● THE RECORDS
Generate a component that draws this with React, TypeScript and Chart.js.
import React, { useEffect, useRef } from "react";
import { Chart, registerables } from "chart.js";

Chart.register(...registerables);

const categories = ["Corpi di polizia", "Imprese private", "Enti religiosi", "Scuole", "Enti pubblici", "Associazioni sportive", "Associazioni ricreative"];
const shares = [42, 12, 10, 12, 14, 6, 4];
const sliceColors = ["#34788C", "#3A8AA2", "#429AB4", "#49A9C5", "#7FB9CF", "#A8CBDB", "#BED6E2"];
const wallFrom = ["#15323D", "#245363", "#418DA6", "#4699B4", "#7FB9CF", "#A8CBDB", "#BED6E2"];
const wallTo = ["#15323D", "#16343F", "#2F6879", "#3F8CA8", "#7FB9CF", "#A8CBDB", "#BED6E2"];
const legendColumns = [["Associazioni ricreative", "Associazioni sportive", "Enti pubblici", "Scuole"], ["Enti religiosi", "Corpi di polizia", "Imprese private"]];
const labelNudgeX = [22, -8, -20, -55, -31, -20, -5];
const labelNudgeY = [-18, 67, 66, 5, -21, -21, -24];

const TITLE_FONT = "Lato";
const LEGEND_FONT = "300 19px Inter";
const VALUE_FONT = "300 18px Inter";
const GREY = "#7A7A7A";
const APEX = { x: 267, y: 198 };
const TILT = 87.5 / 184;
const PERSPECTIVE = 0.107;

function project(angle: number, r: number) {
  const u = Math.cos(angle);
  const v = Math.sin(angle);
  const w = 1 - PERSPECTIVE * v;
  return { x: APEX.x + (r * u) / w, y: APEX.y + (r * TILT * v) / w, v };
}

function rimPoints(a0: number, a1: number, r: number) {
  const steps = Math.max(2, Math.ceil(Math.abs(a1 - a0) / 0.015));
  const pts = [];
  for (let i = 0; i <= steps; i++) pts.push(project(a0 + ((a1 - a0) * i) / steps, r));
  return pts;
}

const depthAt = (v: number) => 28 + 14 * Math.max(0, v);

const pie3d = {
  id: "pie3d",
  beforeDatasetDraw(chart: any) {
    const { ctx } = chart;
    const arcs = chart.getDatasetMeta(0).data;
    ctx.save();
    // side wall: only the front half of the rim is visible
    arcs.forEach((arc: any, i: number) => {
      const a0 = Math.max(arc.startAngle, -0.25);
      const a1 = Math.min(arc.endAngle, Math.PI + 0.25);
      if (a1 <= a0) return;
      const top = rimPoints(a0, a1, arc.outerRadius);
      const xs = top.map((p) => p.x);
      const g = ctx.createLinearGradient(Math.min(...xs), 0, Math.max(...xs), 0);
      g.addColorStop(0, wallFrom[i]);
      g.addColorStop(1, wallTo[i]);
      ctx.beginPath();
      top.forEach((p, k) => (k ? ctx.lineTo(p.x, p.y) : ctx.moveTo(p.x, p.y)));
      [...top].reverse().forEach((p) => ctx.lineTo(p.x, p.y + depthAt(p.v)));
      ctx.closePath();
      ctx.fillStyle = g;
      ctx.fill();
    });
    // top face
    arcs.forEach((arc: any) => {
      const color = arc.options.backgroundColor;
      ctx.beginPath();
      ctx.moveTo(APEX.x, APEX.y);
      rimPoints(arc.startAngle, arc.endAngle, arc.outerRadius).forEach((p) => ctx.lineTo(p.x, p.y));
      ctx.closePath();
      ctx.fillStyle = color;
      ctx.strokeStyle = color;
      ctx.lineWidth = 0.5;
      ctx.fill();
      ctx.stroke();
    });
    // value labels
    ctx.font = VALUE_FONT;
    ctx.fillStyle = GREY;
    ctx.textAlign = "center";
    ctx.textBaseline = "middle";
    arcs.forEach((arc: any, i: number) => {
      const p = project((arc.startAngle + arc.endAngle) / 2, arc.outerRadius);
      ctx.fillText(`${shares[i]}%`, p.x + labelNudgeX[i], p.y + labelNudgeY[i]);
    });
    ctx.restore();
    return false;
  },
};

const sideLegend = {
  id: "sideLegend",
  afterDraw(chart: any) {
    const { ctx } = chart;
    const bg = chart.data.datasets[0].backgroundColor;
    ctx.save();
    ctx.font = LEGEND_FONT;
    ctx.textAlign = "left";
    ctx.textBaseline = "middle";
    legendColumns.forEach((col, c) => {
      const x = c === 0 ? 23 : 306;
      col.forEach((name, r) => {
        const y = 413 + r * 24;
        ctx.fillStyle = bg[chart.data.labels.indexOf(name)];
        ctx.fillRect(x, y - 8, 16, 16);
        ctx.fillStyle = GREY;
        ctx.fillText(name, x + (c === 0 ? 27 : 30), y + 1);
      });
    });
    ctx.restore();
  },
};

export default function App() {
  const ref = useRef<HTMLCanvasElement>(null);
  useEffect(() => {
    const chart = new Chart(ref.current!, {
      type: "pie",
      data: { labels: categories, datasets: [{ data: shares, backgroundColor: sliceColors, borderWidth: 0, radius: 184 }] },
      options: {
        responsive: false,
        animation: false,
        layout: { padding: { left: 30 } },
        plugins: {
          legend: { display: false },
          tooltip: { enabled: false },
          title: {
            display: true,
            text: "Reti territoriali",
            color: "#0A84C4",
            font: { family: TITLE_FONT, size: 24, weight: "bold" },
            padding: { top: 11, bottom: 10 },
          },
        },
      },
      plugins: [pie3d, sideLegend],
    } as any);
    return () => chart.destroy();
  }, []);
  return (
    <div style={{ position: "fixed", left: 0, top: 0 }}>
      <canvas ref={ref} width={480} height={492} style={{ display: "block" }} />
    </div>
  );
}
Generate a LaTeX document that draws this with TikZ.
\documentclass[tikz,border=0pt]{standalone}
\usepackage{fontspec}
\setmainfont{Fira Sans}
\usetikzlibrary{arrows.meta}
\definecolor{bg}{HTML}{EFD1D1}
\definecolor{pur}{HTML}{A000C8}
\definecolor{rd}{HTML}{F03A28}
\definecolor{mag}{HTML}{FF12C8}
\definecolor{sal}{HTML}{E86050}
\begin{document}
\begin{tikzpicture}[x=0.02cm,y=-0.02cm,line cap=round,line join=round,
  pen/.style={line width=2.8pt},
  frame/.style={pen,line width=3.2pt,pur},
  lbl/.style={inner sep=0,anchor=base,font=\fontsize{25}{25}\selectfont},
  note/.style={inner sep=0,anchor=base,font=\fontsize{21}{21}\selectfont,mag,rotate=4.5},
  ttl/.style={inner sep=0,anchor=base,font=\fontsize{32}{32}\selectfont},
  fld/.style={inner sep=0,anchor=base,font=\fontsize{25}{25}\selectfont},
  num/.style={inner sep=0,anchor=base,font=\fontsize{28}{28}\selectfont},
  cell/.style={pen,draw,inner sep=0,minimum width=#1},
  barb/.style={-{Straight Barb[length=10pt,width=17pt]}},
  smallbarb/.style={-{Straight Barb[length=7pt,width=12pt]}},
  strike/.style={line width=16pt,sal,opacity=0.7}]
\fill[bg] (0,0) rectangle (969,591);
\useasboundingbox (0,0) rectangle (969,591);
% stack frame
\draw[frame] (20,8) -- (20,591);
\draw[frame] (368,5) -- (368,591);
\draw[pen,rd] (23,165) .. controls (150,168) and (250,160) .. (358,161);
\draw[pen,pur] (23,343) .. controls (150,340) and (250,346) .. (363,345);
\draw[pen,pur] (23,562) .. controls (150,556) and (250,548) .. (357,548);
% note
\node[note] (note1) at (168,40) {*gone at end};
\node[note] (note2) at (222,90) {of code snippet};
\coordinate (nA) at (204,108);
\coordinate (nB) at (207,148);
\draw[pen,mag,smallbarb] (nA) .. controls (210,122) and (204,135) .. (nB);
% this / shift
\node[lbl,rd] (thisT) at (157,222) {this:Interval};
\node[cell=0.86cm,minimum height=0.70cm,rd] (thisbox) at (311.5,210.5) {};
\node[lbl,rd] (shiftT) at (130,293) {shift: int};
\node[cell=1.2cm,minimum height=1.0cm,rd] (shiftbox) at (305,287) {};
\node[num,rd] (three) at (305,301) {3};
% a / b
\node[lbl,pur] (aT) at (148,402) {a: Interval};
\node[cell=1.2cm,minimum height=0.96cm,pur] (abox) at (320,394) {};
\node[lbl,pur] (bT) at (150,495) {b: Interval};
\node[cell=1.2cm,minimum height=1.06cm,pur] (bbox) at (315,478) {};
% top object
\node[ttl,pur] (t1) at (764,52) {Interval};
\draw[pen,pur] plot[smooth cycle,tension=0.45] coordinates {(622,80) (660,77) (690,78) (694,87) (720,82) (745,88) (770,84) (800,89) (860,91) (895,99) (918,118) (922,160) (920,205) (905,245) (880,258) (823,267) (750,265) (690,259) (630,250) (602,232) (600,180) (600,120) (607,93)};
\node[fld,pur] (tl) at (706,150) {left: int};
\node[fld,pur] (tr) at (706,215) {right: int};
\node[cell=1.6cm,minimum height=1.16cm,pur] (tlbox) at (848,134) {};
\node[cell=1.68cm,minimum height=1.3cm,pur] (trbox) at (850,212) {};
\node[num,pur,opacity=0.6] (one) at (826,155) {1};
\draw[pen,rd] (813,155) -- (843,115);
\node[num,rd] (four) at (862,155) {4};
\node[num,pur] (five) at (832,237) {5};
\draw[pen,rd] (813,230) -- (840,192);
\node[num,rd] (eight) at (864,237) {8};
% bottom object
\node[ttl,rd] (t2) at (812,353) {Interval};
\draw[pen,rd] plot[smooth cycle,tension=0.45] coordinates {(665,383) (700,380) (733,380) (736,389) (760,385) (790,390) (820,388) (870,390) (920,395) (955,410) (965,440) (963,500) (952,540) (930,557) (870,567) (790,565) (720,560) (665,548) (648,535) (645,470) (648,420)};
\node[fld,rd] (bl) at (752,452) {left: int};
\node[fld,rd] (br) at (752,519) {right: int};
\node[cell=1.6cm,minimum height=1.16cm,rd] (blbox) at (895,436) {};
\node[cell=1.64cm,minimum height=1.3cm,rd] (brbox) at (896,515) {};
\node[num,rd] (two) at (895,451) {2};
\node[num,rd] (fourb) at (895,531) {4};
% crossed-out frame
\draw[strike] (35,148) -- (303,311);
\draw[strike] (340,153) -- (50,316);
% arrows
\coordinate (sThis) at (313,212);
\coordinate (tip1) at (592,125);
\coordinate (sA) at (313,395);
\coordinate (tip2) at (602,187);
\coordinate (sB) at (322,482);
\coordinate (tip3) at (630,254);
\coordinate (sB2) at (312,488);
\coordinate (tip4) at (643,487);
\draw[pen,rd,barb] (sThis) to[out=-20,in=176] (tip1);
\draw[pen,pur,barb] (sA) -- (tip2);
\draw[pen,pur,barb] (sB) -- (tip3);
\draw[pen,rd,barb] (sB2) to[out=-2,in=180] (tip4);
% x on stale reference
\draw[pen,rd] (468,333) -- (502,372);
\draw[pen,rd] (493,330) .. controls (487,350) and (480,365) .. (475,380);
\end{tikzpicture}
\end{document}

● STATED EXERCISE
Which lines include the word "Generate"? List them all.

● RESULT OF THIS EXERCISE
Generate a component that draws this with React, TypeScript and Chart.js.
Generate a LaTeX document that draws this with TikZ.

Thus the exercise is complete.